En effet, une explication exclusivement par l’inanimé serait largement insuffisante sinon dépourvue d’intérêt, sacrifiant, de cette façon, à l’un des critères les plus élémentaires permettant de déterminer une explication, à savoir la simplicité. Avancer, comme le font généralement les matérialistes, que l’état de l’Univers, tel qu’il est aujourd’hui, procèderait d’un état antérieur et ainsi de suite à l’infini, n’expliquerait aucunement d’une part, pourquoi les instants les plus antérieurs renfermaient telles propriétés et dispositions et pas telles autres, et d’autre part et surtout, en vertu de quoi, les membres d’une même espèce d’objets possèderaient exactement les mêmes dispositions et propriétés les unes et les autres (par exemple les agrégats matière-énergie obéiraient tous à la loi de gravitation). L’explication par la causalité de type intentionnelle (ou consciente) satisferait davantage au critère fondamental de simplicité que ne remplirait pas tout à fait le matérialisme, voire pas du tout.

A suivre…

Notes :

(1) Richard Swinburne, bien qu’il soit de confession chrétienne, n’hésite pas à reconnaître à Darwin et aux théories de l’évolution le fait d’avoir donné « une explication correcte de l’existence des animaux et des êtres humains ». Néanmoins, le philosophe cherchera-t-il à les concilier avec l’idée de création au sens où les théories de l’évolution seraient, selon ce dernier, incapables de fournir une explication ultime, si ce n’est en postulant l’hypothèse d’un Dieu, permettant d’expliquer pourquoi au juste, telle « soupe primitive constituée d’ingrédients chimiques particuliers » a donné naissance à des êtres vivants à tel moment et non pas à tel autre, dans des conditions particulières et pas dans d’autres.

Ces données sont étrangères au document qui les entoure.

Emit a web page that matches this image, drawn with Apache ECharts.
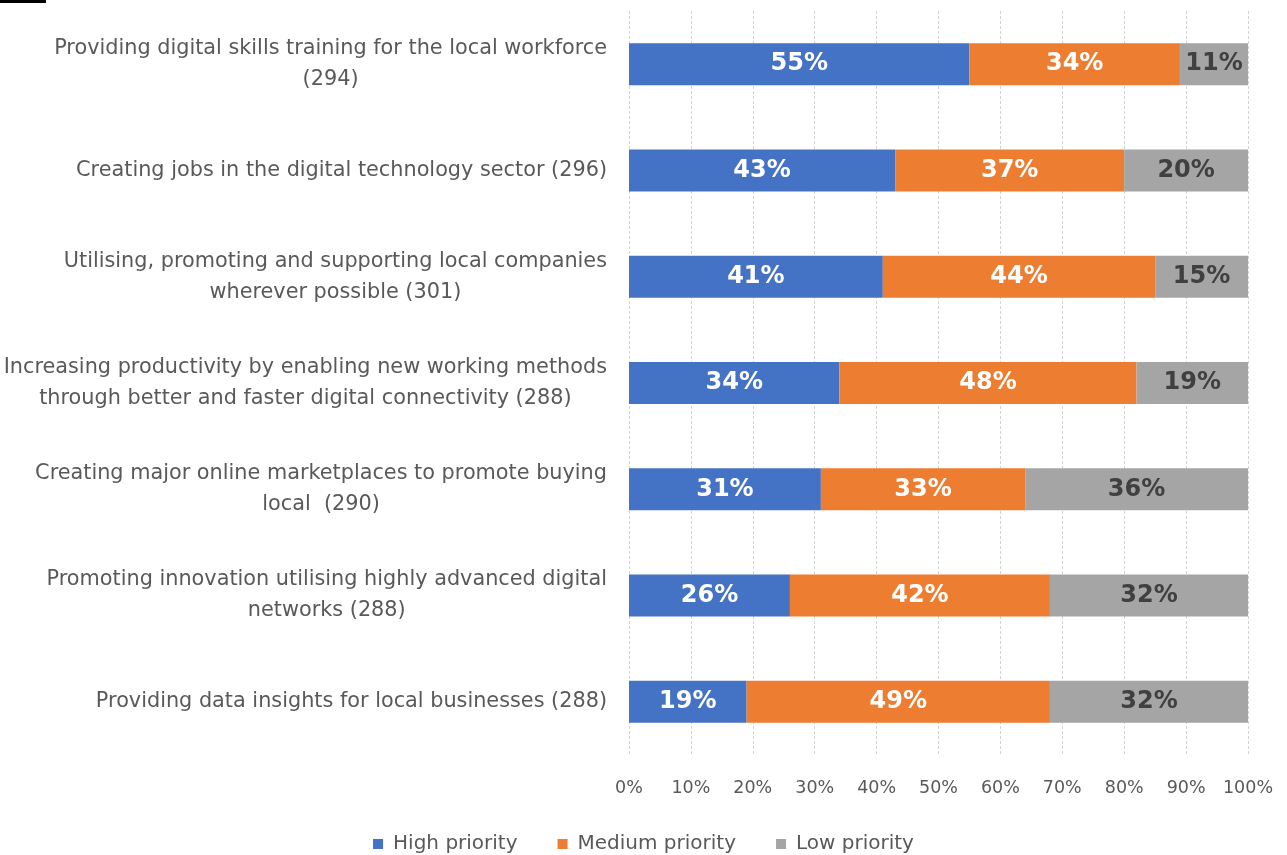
<!DOCTYPE html>
<html>
<head>
<meta charset="utf-8">
<script src="https://cdn.jsdelivr.net/npm/echarts@6/dist/echarts.min.js"></script>
<style>
html,body{margin:0;padding:0;background:#fff;}
#chart{width:1287px;height:855px;}
</style>
</head>
<body>
<div id="chart"></div>
<script>
const categories = [
  "Providing digital skills training for the local workforce\n(294)",
  "Creating jobs in the digital technology sector (296)",
  "Utilising, promoting and supporting local companies\nwherever possible (301)",
  "Increasing productivity by enabling new working methods\nthrough better and faster digital connectivity (288)",
  "Creating major online marketplaces to promote buying\nlocal  (290)",
  "Promoting innovation utilising highly advanced digital\nnetworks (288)",
  "Providing data insights for local businesses (288)"
];
const seriesNames = ["High priority", "Medium priority", "Low priority"];
const highPriority = [55, 43, 41, 34, 31, 26, 19];
const mediumPriority = [34, 37, 44, 48, 33, 42, 49];
const lowPriority = [11, 20, 15, 19, 36, 32, 32];
const tickValues = [0, 10, 20, 30, 40, 50, 60, 70, 80, 90, 100];

const FONT = "DejaVu Sans";
const colors = ["#4472C4", "#ED7D31", "#A5A5A5"];
const labelColors = ["#FFFFFF", "#FFFFFF", "#404040"];
const datasets = [highPriority, mediumPriority, lowPriority];

const chart = echarts.init(document.getElementById('chart'), null, {renderer: 'canvas'});
chart.setOption({
  animation: false,
  backgroundColor: '#fff',
  textStyle: {fontFamily: FONT},
  grid: {left: 629, right: 39, top: 11, bottom: 100, containLabel: false},
  legend: {
    top: 829,
    left: 'center',
    itemWidth: 10,
    itemHeight: 10,
    itemGap: 40,
    icon: 'rect',
    textStyle: {fontFamily: FONT, fontSize: 20, color: '#595959', padding: [0, 0, 0, 5]},
    data: seriesNames
  },
  xAxis: {
    type: 'value',
    min: 0,
    max: 100,
    interval: 10,
    axisLine: {show: false},
    axisTick: {show: false},
    splitLine: {show: true, lineStyle: {color: '#D3D3D3', type: [3, 2], width: 1}},
    axisLabel: {
      margin: 24,
      fontFamily: FONT,
      fontSize: 17.5,
      color: '#595959',
      formatter: v => tickValues.indexOf(v) >= 0 ? v + '%' : ''
    }
  },
  yAxis: {
    type: 'category',
    inverse: true,
    data: categories,
    axisLine: {show: false},
    axisTick: {show: false},
    splitLine: {show: false},
    axisLabel: {
      margin: 22,
      align: 'right',
      fontFamily: FONT,
      fontSize: 20.8,
      color: '#595959',
      lineHeight: 31,
      formatter: v => v.split('\n').map(l => '{c|' + l + '}').join('\n'),
      rich: {c: {align: 'center', fontFamily: FONT, fontSize: 20.8, color: '#595959', lineHeight: 31}}
    }
  },
  series: datasets.map((d, i) => ({
    name: seriesNames[i],
    type: 'bar',
    stack: 'total',
    barWidth: 42,
    data: d,
    itemStyle: {color: colors[i]},
    label: {
      show: true,
      position: 'inside',
      formatter: p => p.value + '%',
      fontFamily: FONT,
      fontSize: 24,
      fontWeight: 'bold',
      color: labelColors[i]
    }
  })),
  graphic: [{type: 'rect', shape: {x: 0, y: 0, width: 46, height: 3}, style: {fill: '#000'}}]
});
</script>
</body>
</html>
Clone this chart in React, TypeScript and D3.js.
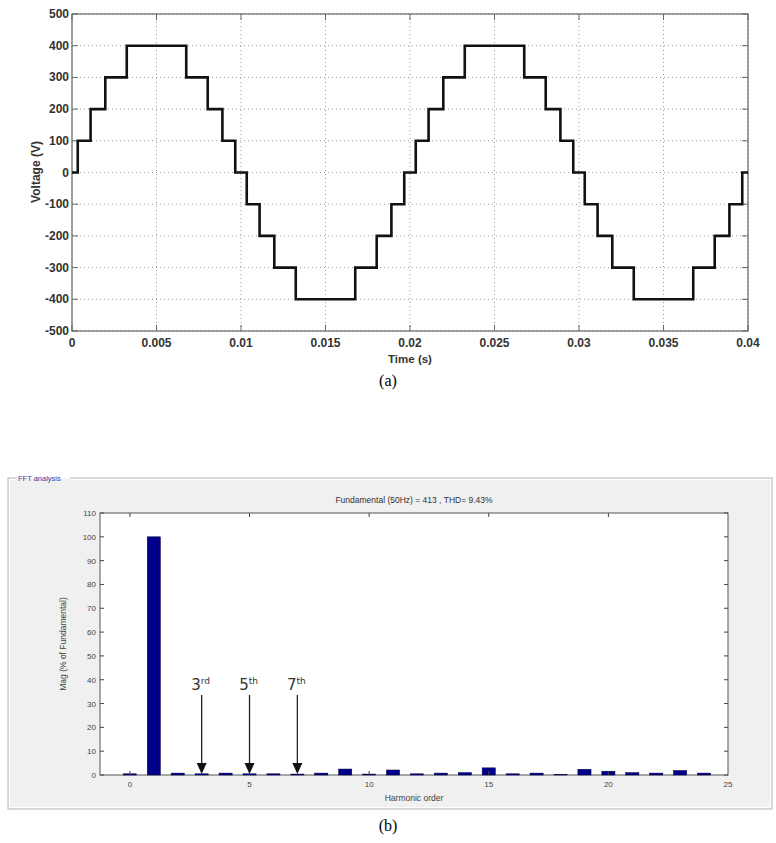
import React from "react";
import * as d3 from "d3";

// (a) staircase output voltage
const stepTimes = [
  0, 0.00034, 0.0011, 0.00197, 0.00324, 0.00676, 0.00803, 0.0089, 0.00966,
  0.01034, 0.0111, 0.01197, 0.01324, 0.01676, 0.01803, 0.0189, 0.01966,
  0.02034, 0.0211, 0.02197, 0.02324, 0.02676, 0.02803, 0.0289, 0.02966,
  0.03034, 0.0311, 0.03197, 0.03324, 0.03676, 0.03803, 0.0389, 0.03966, 0.04,
];
const stepLevels = [
  0, 100, 200, 300, 400, 300, 200, 100, 0,
  -100, -200, -300, -400, -300, -200, -100, 0,
  100, 200, 300, 400, 300, 200, 100, 0,
  -100, -200, -300, -400, -300, -200, -100, 0, 0,
];
const timeTicks = [0, 0.005, 0.01, 0.015, 0.02, 0.025, 0.03, 0.035, 0.04];
const voltTicks = [500, 400, 300, 200, 100, 0, -100, -200, -300, -400, -500];

// (b) FFT spectrum
const harmonics = [0, 1, 2, 3, 4, 5, 6, 7, 8, 9, 10, 11, 12, 13, 14, 15, 16, 17, 18, 19, 20, 21, 22, 23, 24];
const magnitudes = [0.5, 100, 0.8, 0.5, 0.8, 0.5, 0.5, 0.4, 0.8, 2.5, 0.4, 2.1, 0.5, 0.8, 1, 3, 0.5, 0.8, 0.3, 2.4, 1.6, 1, 0.8, 1.9, 0.8];
const harmTicks = [0, 5, 10, 15, 20, 25];
const magTicks = [0, 10, 20, 30, 40, 50, 60, 70, 80, 90, 100, 110];
const markedOrders = [3, 5, 7];
const markedLabels = [["3", "rd"], ["5", "th"], ["7", "th"]];

const fmtTime = (d: number) => (d === 0 ? "0" : String(d));

export default function App() {
  // top chart
  const x1 = d3.scaleLinear().domain([0, 0.04]).range([72, 748]);
  const y1 = d3.scaleLinear().domain([-500, 500]).range([331, 14]);
  const pts = stepTimes.map((t, i) => [t, stepLevels[i]] as [number, number]);
  const wave = d3
    .line<[number, number]>()
    .x((d) => x1(d[0]))
    .y((d) => y1(d[1]))
    .curve(d3.curveStepAfter)(pts);

  // bottom chart
  const x2 = d3.scaleLinear().domain([-1.25, 25]).range([100, 728]);
  const y2 = d3.scaleLinear().domain([0, 110]).range([775, 513]);
  const bw = 0.55 * (x2(1) - x2(0));

  const tickFont = "Liberation Sans, Arial, sans-serif";

  return (
    <svg
      width={776}
      height={843}
      style={{ position: "absolute", left: 0, top: 0, background: "#fff" }}
    >
      {/* ---------- (a) ---------- */}
      <g>
        {timeTicks.map((t) => (
          <line key={"gx" + t} x1={x1(t)} x2={x1(t)} y1={14} y2={331} stroke="#999" strokeWidth={1} strokeDasharray="1,3" />
        ))}
        {voltTicks.map((v) => (
          <line key={"gy" + v} x1={72} x2={748} y1={y1(v)} y2={y1(v)} stroke="#999" strokeWidth={1} strokeDasharray="1,3" />
        ))}
        <rect x={72} y={14} width={676} height={317} fill="none" stroke="#666" strokeWidth={1.2} />
        {timeTicks.map((t) => (
          <g key={"tx" + t}>
            <line x1={x1(t)} x2={x1(t)} y1={331} y2={325} stroke="#666" />
            <line x1={x1(t)} x2={x1(t)} y1={14} y2={20} stroke="#666" />
            <text x={x1(t)} y={347} textAnchor="middle" fontFamily={tickFont} fontSize={12} fontWeight="bold" fill="#333">
              {fmtTime(t)}
            </text>
          </g>
        ))}
        {voltTicks.map((v) => (
          <g key={"ty" + v}>
            <line x1={72} x2={78} y1={y1(v)} y2={y1(v)} stroke="#666" />
            <line x1={748} x2={742} y1={y1(v)} y2={y1(v)} stroke="#666" />
            <text x={69} y={y1(v) + 4} textAnchor="end" fontFamily={tickFont} fontSize={12} fontWeight="bold" fill="#333">
              {v}
            </text>
          </g>
        ))}
        <path d={wave || ""} fill="none" stroke="#111" strokeWidth={2.6} />
        <text x={410} y={363} textAnchor="middle" fontFamily={tickFont} fontSize={11.5} fontWeight="bold" fill="#333">
          Time (s)
        </text>
        <text
          transform={`translate(40,172) rotate(-90)`}
          textAnchor="middle"
          fontFamily={tickFont}
          fontSize={12}
          fontWeight="bold"
          fill="#333"
        >
          Voltage (V)
        </text>
        <text x={388} y={386} textAnchor="middle" fontFamily="Liberation Serif, Times New Roman, serif" fontSize={16} fill="#000">
          (a)
        </text>
      </g>

      {/* ---------- (b) ---------- */}
      <g>
        <rect x={8} y={478} width={764} height={331} fill="#f0f0f0" stroke="#c4c4c4" strokeWidth={1.2} />
        <rect x={9.5} y={479.5} width={761} height={328} fill="none" stroke="#fff" strokeWidth={1} />
        <rect x={16} y={472} width={54} height={12} fill="#fff" />
        <rect x={16} y={478.5} width={54} height={6} fill="#f0f0f0" />
        <text x={18} y={481} fontFamily={tickFont} fontSize={7.5} fill="#3a3aa0">
          FFT analysis
        </text>
        <text x={414} y={503} textAnchor="middle" fontFamily={tickFont} fontSize={8.5} fill="#333">
          Fundamental (50Hz) = 413 , THD= 9.43%
        </text>
        <rect x={100} y={513} width={628} height={262} fill="#fff" stroke="#555" strokeWidth={1} />
        {harmonics.map((h, i) => (
          <rect
            key={"b" + h}
            x={x2(h) - bw / 2}
            y={y2(magnitudes[i])}
            width={bw}
            height={y2(0) - y2(magnitudes[i])}
            fill="#00008b"
            stroke="#000040"
            strokeWidth={0.5}
          />
        ))}
        {harmTicks.map((h) => (
          <g key={"hx" + h}>
            {h < 25 && <line x1={x2(h)} x2={x2(h)} y1={775} y2={771} stroke="#444" />}
            {h < 25 && <line x1={x2(h)} x2={x2(h)} y1={513} y2={517} stroke="#444" />}
            <text x={x2(h)} y={787} textAnchor="middle" fontFamily={tickFont} fontSize={8} fill="#444">
              {h}
            </text>
          </g>
        ))}
        {magTicks.map((m) => (
          <g key={"my" + m}>
            <line x1={100} x2={104} y1={y2(m)} y2={y2(m)} stroke="#444" />
            <line x1={728} x2={724} y1={y2(m)} y2={y2(m)} stroke="#444" />
            <text x={96} y={y2(m) + 3} textAnchor="end" fontFamily={tickFont} fontSize={8} fill="#444">
              {m}
            </text>
          </g>
        ))}
        <text x={414} y={801} textAnchor="middle" fontFamily={tickFont} fontSize={8.5} fill="#444">
          Harmonic order
        </text>
        <text
          transform={`translate(66,644) rotate(-90)`}
          textAnchor="middle"
          fontFamily={tickFont}
          fontSize={8.5}
          fill="#444"
        >
          Mag (% of Fundamental)
        </text>
        {markedOrders.map((h, i) => (
          <g key={"m" + h}>
            <line x1={x2(h)} x2={x2(h)} y1={695} y2={765} stroke="#222" strokeWidth={1.3} />
            <path
              d={`M${x2(h) - 5},${763} L${x2(h) + 5},${763} L${x2(h)},${774} Z`}
              fill="#111"
            />
            <text x={x2(h) - 1} y={690} textAnchor="middle" fontFamily="DejaVu Sans, sans-serif" fontSize={15} fill="#333">
              {markedLabels[i][0]}
              <tspan fontSize={9} dy={-6}>{markedLabels[i][1]}</tspan>
            </text>
          </g>
        ))}
        <text x={388} y={831} textAnchor="middle" fontFamily="Liberation Serif, Times New Roman, serif" fontSize={16} fill="#000">
          (b)
        </text>
      </g>
    </svg>
  );
}
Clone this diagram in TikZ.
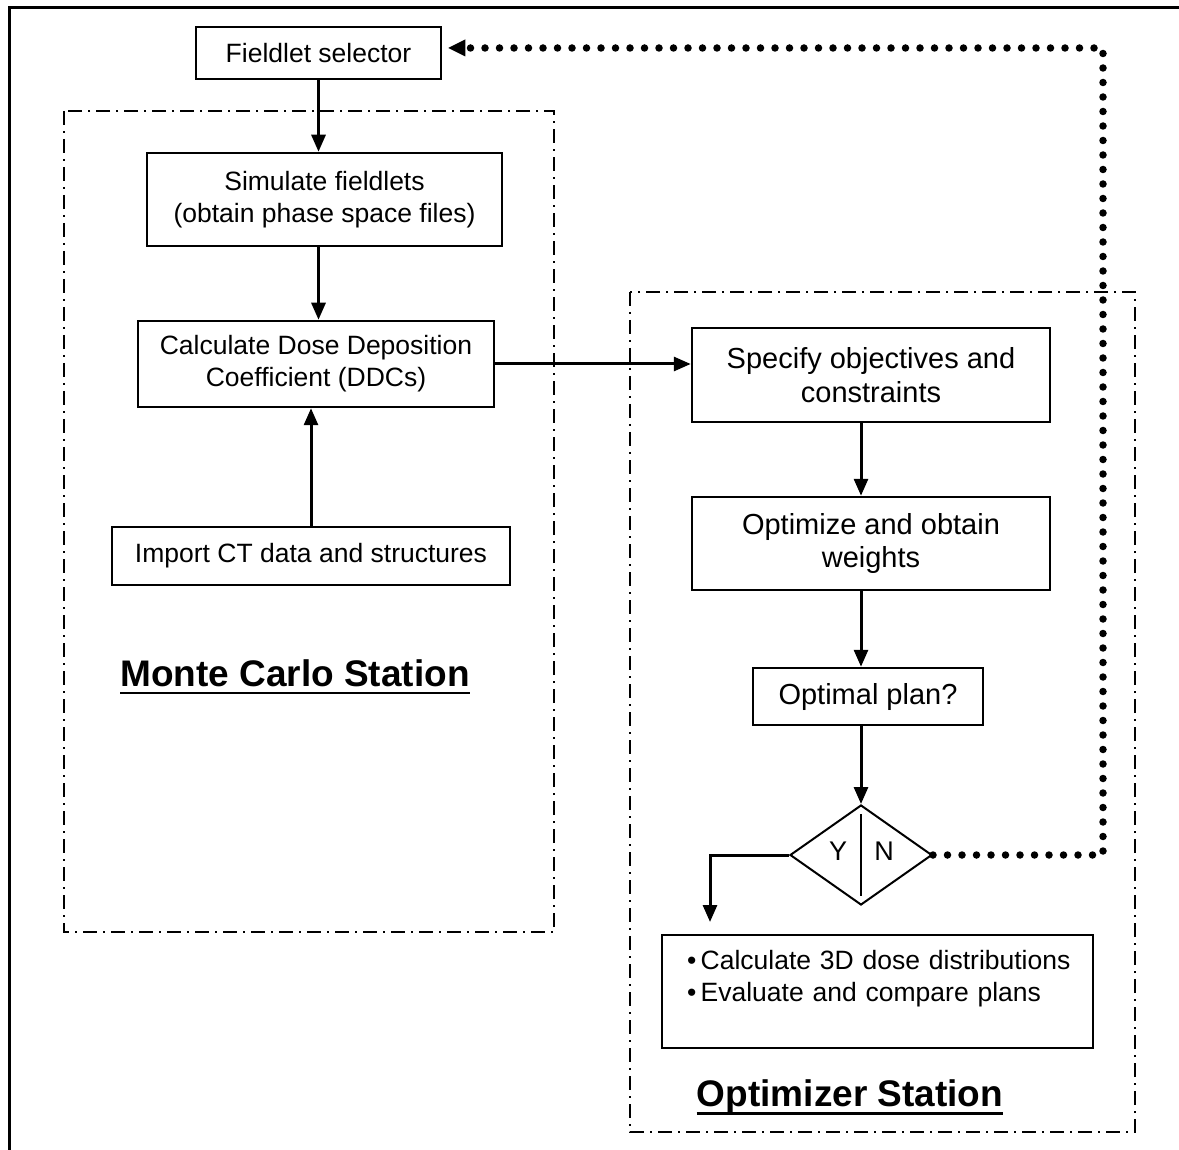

Dire, comme c’est possible de le faire, que l’Univers a toujours existé ne répondrait en rien à la question de savoir ce qui a fait qu’à un moment précis, des êtres vivants conscients, avec des caractéristiques très particulières, soient apparus. « Le théiste, lui, dispose d’une explication ultime simple de cet état de choses : par l’action qu’il exerce à chaque instant d’une durée éternelle, Dieu conserve tels quels l’univers et ses lois. Et il a une raison de le faire : entre autres le fait qu’à un moment l’homme pourra y apparaître. P. 65

(2) Le chapitre II (p. 27-41) de l’ouvrage est capital pour qui veut saisir l’essentiel de la base argumentative et la méthodologie déployée par le philosophe. Il est préférable ici, de reproduire, in extenso, ce qu’écrit Swinburne lui-même : « Nous nous trouvons devant deux genres différents d’explication des événements, car il existe, pour les objets, deux manières différentes de causer des événements : la causalité inanimée et la causalité intentionnelle. Quand la dynamite provoque une explosion, elle le fait en vertu de la propriété qu’elle a de le faire et de sa disposition à exercer cette propriété sous certaines conditions : sa mise à feu avec une température et une pression données. Elle est forcée de causer l’explosion sous ces conditions : elle n’a pas le choix, et aucun projet n’entre dans ce processus. En revanche, si la dynamite a été mise à feu, c’est parce que, mettons, un terroriste a déclenché la mise à feu. Le terroriste a déclenché la mise à feu parce qu’il avait la capacité de le faire, parce qu’il croyait qu’en le faisant, il provoquerait l’explosion, et qu’il avait pour but de provoquer une explosion. Il a choisi de déclencher la mise à feu, il aurait pu agir autrement. Nous avons ici affaire à deux genres d’explication. La première, en termes de propriétés et de dispositions, est l’explication par l’inanimé. La seconde, en termes de capacités d’action, de pensée et de connaissance, et de projets, est intentionnelle ou – comme je l’appellerai dorénavant- c’est une explication par la personne. Les phénomènes diffèrent, les explications aussi : parmi les événements, les uns sont produits intentionnellement par des personnes (ou par des animaux, certains agissant aussi intentionnellement), les autres sont produits par des objets inanimés

Richard Swinburne – Y a-t-il un Dieu ? Titre original : Is There a God ?, 2009 (1ère édition en langue anglaise 1996) Ithaque Editions, Paris.